AIM OF THE EXERCISE.
Collect all lines below with the string "this".

DATA SHOWN.
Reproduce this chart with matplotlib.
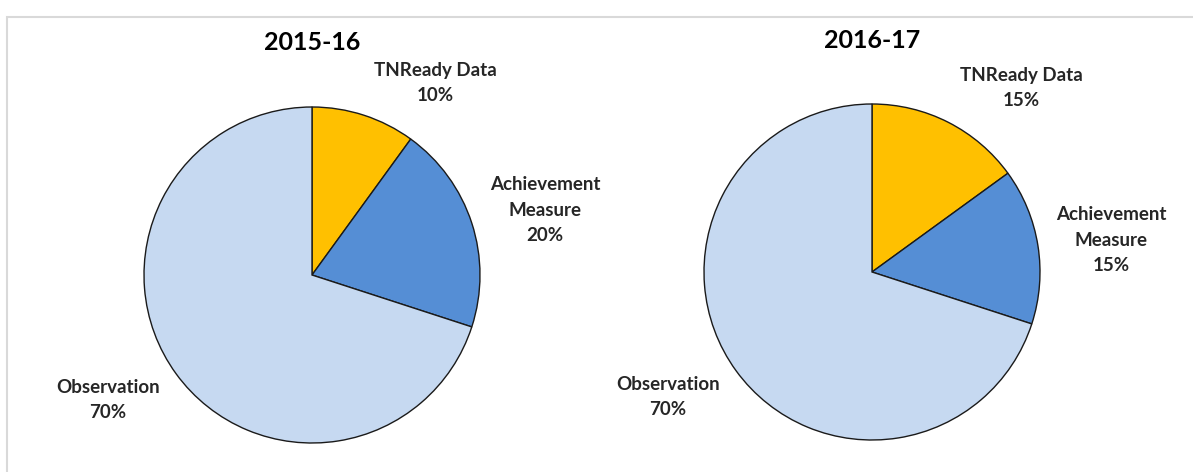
==
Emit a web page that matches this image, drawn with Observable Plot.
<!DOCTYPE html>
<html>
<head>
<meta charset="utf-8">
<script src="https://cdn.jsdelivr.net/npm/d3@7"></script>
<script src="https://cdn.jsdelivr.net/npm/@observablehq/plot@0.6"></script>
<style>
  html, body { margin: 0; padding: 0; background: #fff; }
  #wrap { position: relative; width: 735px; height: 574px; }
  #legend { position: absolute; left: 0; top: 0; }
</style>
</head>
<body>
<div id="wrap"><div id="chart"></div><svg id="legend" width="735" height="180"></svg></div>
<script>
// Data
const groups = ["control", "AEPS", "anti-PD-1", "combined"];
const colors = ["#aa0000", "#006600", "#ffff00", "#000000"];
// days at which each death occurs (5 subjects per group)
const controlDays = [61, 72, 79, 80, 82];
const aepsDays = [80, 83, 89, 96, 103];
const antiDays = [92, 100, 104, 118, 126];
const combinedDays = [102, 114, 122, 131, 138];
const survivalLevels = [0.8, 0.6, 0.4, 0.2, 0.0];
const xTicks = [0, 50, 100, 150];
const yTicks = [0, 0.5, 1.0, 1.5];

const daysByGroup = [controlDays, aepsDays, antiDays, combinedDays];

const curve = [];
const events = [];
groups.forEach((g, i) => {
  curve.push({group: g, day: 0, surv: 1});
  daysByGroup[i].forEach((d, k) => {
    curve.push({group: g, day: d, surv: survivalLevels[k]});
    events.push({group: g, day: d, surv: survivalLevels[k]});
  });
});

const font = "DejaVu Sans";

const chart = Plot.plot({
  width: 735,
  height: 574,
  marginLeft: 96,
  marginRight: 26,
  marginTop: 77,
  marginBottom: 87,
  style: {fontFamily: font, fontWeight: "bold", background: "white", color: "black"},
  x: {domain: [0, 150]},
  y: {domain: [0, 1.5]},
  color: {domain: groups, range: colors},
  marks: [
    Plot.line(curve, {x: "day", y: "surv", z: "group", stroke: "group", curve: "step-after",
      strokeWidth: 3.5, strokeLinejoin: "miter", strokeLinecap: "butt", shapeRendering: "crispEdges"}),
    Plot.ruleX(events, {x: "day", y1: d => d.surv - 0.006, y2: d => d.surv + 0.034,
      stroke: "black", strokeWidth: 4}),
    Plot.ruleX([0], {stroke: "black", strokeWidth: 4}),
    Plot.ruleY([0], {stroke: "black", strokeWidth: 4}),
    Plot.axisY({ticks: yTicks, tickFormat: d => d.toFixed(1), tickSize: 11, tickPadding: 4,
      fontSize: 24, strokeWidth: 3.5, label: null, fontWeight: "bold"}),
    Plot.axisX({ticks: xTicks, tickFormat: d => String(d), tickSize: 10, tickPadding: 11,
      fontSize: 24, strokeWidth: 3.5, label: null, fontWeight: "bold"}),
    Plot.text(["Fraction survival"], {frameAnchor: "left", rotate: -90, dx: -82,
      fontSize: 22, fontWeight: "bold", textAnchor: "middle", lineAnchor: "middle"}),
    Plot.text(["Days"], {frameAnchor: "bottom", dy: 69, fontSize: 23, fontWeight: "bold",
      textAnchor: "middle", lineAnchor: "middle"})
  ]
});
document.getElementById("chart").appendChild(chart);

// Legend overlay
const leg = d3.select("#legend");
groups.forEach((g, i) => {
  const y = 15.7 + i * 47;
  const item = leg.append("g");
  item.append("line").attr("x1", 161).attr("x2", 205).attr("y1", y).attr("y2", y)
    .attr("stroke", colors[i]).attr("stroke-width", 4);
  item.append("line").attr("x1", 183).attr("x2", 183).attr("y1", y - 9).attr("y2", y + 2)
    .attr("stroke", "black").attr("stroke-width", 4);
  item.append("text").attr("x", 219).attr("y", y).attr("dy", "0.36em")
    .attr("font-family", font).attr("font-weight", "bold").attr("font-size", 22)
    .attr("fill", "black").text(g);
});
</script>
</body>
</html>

PROBLEM SOLUTION.
Reproduce this chart with matplotlib.
Emit a web page that matches this image, drawn with Observable Plot.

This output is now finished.